You can use more than one Airflow scheduler in your environment. You can set the number of schedulers when you create an environment, or by updating an existing environment.

Celery+Kubernetes Executor

Airflow 2 Celery+Kubernetes Executor is not supported in the current version of Cloud Composer.

Breaking changes

Airflow 2 introduces many major changes some of which are breaking:

Differences between environments with Airflow 2 and Airflow 1.10.*

Major differences between Cloud Composer environments with Airflow 1.10.* and environments with Airflow 2:

  • Environments with Airflow 2 use Python 3.8. This is a newer version than the one used in Airflow 1.10.* environments. Python 2, Python 3.6, Python 3.7 are not supported.
  • Airflow 2 uses a different CLI format. Cloud Composer supports the new format in environments with Airflow 2 through the gcloud composer environments run command.
  • Preinstalled PyPI packages are different in Airflow 2 environments. For a list of preinstalled PyPI packages, see Cloud Composer version list.
  • DAG serialization is always enabled in Airflow 2. As a result, asynchronous DAG loading is no longer needed, and it is not supported in Airflow 2. As a result of it, configuring [core]store_serialized_dags and [core]store_dag_code parameters is not supported for Airflow 2, and attempts to setting them will be reported as errors.
  • Airflow web server plugins are not supported. This doesn't impact scheduler or worker plugins, including Airflow operators and sensors.
  • In Airflow 2 environments, the default RBAC user role is Op. For environments with Airflow 1.10.*, the default role is Admin.
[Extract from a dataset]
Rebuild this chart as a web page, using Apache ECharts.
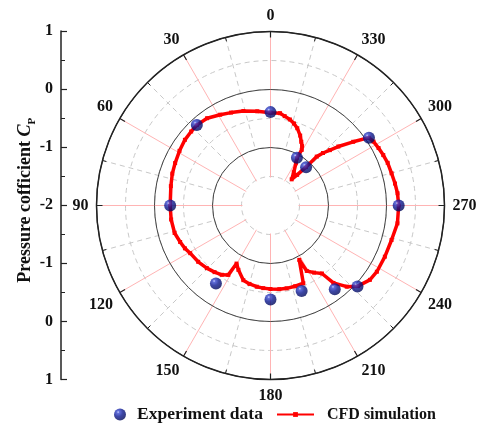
<!DOCTYPE html>
<html>
<head>
<meta charset="utf-8">
<script src="https://cdn.jsdelivr.net/npm/echarts@6/dist/echarts.min.js"></script>
<style>
  html, body { margin: 0; padding: 0; background: #fff; }
  #chart { width: 481px; height: 430px; }
</style>
</head>
<body>
<div id="chart"></div>
<script>
// Wind direction ticks (degrees) and their labels
const angleTickLabels = ['0', '30', '60', '90', '120', '150', '180', '210', '240', '270', '300', '330'];
// Left scale labels, top to bottom (radius runs -2 at the centre to 1 at the rim)
const sideTickLabels = ['1', '0', '-1', '-2', '-1', '0', '1'];

// Measured pressure coefficients
const expAngle = [0, 42.5, 90, 145, 180, 200, 217.5, 227, 270, 304.5, 331, 317];
const expCp    = [-0.39, -0.12, -0.27, -0.36, -0.38, -0.43, -0.18, 0.05, 0.21, 0.06, -1.06, -1.1];

// Simulated pressure coefficients along the perimeter
const cfdAngle = [0, 8, 16, 23, 29, 36, 42.5, 47, 52.5, 59, 66, 72, 79, 90, 98, 106, 112, 116.6, 120.7, 127.9, 134.5, 140, 144.9, 148.7, 149.7, 153.5, 160, 165, 170.4, 175, 180, 186, 191, 197, 202.9, 207.9, 209, 213, 217.1, 219.1, 223.2, 227.3, 233.2, 238.1, 245.9, 254.1, 262, 270, 275.5, 280, 284.9, 290, 294.1, 298, 301.8, 304.6, 307.6, 311, 313, 315, 316.6, 317.3, 319, 321, 325, 329, 331, 330.7, 332, 334.2, 337, 340.9, 344, 347.3, 351, 354.1, 360];
const cfdCp    = [-0.40, -0.36, -0.305, -0.26, -0.21, -0.14, -0.12, -0.13, -0.14, -0.17, -0.20, -0.22, -0.25, -0.27, -0.27, -0.28, -0.32, -0.35, -0.39, -0.42, -0.46, -0.50, -0.54, -0.60, -0.84, -0.76, -0.63, -0.60, -0.58, -0.57, -0.56, -0.55, -0.545, -0.545, -0.545, -0.94, -0.71, -0.62, -0.53, -0.28, -0.08, 0.05, 0.14, 0.16, 0.16, 0.17, 0.21, 0.21, 0.20, 0.18, 0.16, 0.15, 0.13, 0.11, 0.09, 0.06, -0.20, -0.45, -0.60, -0.72, -0.84, -1.10, -1.30, -1.42, -1.30, -1.15, -1.06, -0.90, -0.84, -0.78, -0.69, -0.59, -0.53, -0.48, -0.44, -0.40, -0.40];

const serif = 'Liberation Serif';
const center = [270.5, 205.5];
const R = 174;

const expData = expAngle.map((a, i) => [expCp[i], a]);
const cfdData = cfdAngle.map((a, i) => [cfdCp[i], a]);

const hidden = { axisLine: { show: false }, axisTick: { show: false }, axisLabel: { show: false }, splitLine: { show: false } };
const legendText = { fontFamily: serif, fontWeight: 'bold', fontSize: 16, color: '#111' };

const chart = echarts.init(document.getElementById('chart'));
chart.setOption({
  backgroundColor: '#fff',
  animation: false,
  polar: [
    { center: center, radius: R },          // data, rim, dashed rings
    { center: center, radius: R },          // solid rings
    { center: center, radius: [28, R] },    // red spokes
    { center: center, radius: [58, R] }     // dashed grey spokes
  ],
  angleAxis: [
    {
      polarIndex: 0, type: 'value', min: 0, max: 360, interval: 30,
      startAngle: 90, clockwise: false, z: 3,
      axisLine: { show: true, lineStyle: { color: '#222', width: 1.5 } },
      axisTick: { show: true, inside: true, length: 6, lineStyle: { color: '#222', width: 1.2 } },
      minorTick: { show: true, splitNumber: 2, length: 4, lineStyle: { color: '#222', width: 1 } },
      splitLine: { show: false },
      axisLabel: {
        show: true, margin: 8, color: '#111',
        fontFamily: serif, fontWeight: 'bold', fontSize: 16,
        formatter: v => angleTickLabels[Math.round(v / 30) % 12]
      }
    },
    Object.assign({ polarIndex: 1, type: 'value', min: 0, max: 360, startAngle: 90, clockwise: false }, hidden),
    Object.assign({ polarIndex: 2, type: 'value', min: 0, max: 360, interval: 30, startAngle: 90, clockwise: false }, hidden,
      { splitLine: { show: true, lineStyle: { color: '#ffb4b4', width: 1 } } }),
    Object.assign({ polarIndex: 3, type: 'value', min: 15, max: 375, interval: 30, startAngle: 105, clockwise: false }, hidden,
      { splitLine: { show: true, lineStyle: { color: '#c8c8c8', width: 1, type: [5, 4] } } })
  ],
  radiusAxis: [
    Object.assign({ polarIndex: 0, type: 'value', min: -2, max: 1, interval: 0.5 }, hidden,
      { splitLine: { show: true, lineStyle: { color: '#c8c8c8', width: 1, type: [5, 4] } } }),
    Object.assign({ polarIndex: 1, type: 'value', min: -2, max: 1, interval: 1, z: 1 }, hidden,
      { splitLine: { show: true, lineStyle: { color: '#444', width: 1 } } }),
    Object.assign({ polarIndex: 2, type: 'value', min: 0, max: 1 }, hidden),
    Object.assign({ polarIndex: 3, type: 'value', min: 0, max: 1 }, hidden)
  ],
  grid: { left: 61, top: 31, width: 1, height: 348.5 },
  xAxis: { type: 'value', show: false },
  yAxis: {
    type: 'value', min: -3, max: 3, interval: 1,
    axisLine: { show: true, lineStyle: { color: '#222', width: 1.5 } },
    axisTick: { show: true, inside: true, length: 6, lineStyle: { color: '#222', width: 1.2 } },
    minorTick: { show: true, splitNumber: 2, length: 4, lineStyle: { color: '#222' } },
    splitLine: { show: false },
    axisLabel: {
      margin: 8, color: '#111', fontFamily: serif, fontWeight: 'bold', fontSize: 16,
      formatter: v => sideTickLabels[3 - Math.round(v)]
    },
    name: '{t|Pressure cofficient }{c|C}{s|P}',
    nameLocation: 'middle', nameGap: 23, nameRotate: 90, nameMoveOverlap: false,
    nameTextStyle: {
      rich: {
        t: { fontFamily: serif, fontWeight: 'bold', fontSize: 18, color: '#111', verticalAlign: 'bottom', padding: [0, 0, 4, 10] },
        c: { fontFamily: serif, fontWeight: 'bold', fontStyle: 'italic', fontSize: 18, color: '#111', verticalAlign: 'bottom', padding: [0, 0, 4, 0] },
        s: { fontFamily: serif, fontWeight: 'bold', fontSize: 11, color: '#111', verticalAlign: 'bottom' }
      }
    }
  },
  legend: [
    {
      data: ['Experiment data'], left: 114, top: 405.5, padding: 0, itemWidth: 12, itemHeight: 12,
      textStyle: Object.assign({}, legendText, { fontSize: 17.5, padding: [0, 0, 0, 6] })
    },
    {
      data: ['CFD simulation'], left: 276, top: 406.5, padding: 0, itemWidth: 37, itemHeight: 6,
      textStyle: Object.assign({}, legendText, { padding: [0, 0, 0, 8] })
    }
  ],
  series: [
    {
      name: 'CFD simulation', type: 'line', coordinateSystem: 'polar', polarIndex: 0,
      data: cfdData, z: 4,
      symbol: 'rect', symbolSize: 4, showSymbol: true,
      lineStyle: { color: '#ff0000', width: 3.5 },
      itemStyle: { color: '#ff0000' }
    },
    {
      name: 'Experiment data', type: 'scatter', coordinateSystem: 'polar', polarIndex: 0,
      data: expData, z: 5, symbol: 'circle', symbolSize: 12,
      itemStyle: {
        color: {
          type: 'radial', x: 0.35, y: 0.3, r: 0.75,
          colorStops: [
            { offset: 0, color: '#c0c8ff' },
            { offset: 0.15, color: '#3a4ad0' },
            { offset: 0.5, color: '#0c1890' },
            { offset: 1, color: '#000755' }
          ]
        }
      }
    }
  ]
});
</script>
</body>
</html>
Step 1: Check compatibility with Airflow 2

To check for potential conflicts with Airflow 2, use upgrade check scripts provided by Airflow in your existing Airflow 1.10.* environment.

gcloud

  1. If your environment uses Airflow 1.10.14 and earlier versions, upgrade your environment to a Cloud Composer version that uses Airflow 1.10.15 and later. Cloud Composer supports upgrade check commands starting from Airflow 1.10.15.

  2. Run upgrade checks through the gcloud composer environments run command. Some upgrade checks that are relevant for standalone Airflow 1.10.15 are not relevant for Cloud Composer. The following command excludes these checks.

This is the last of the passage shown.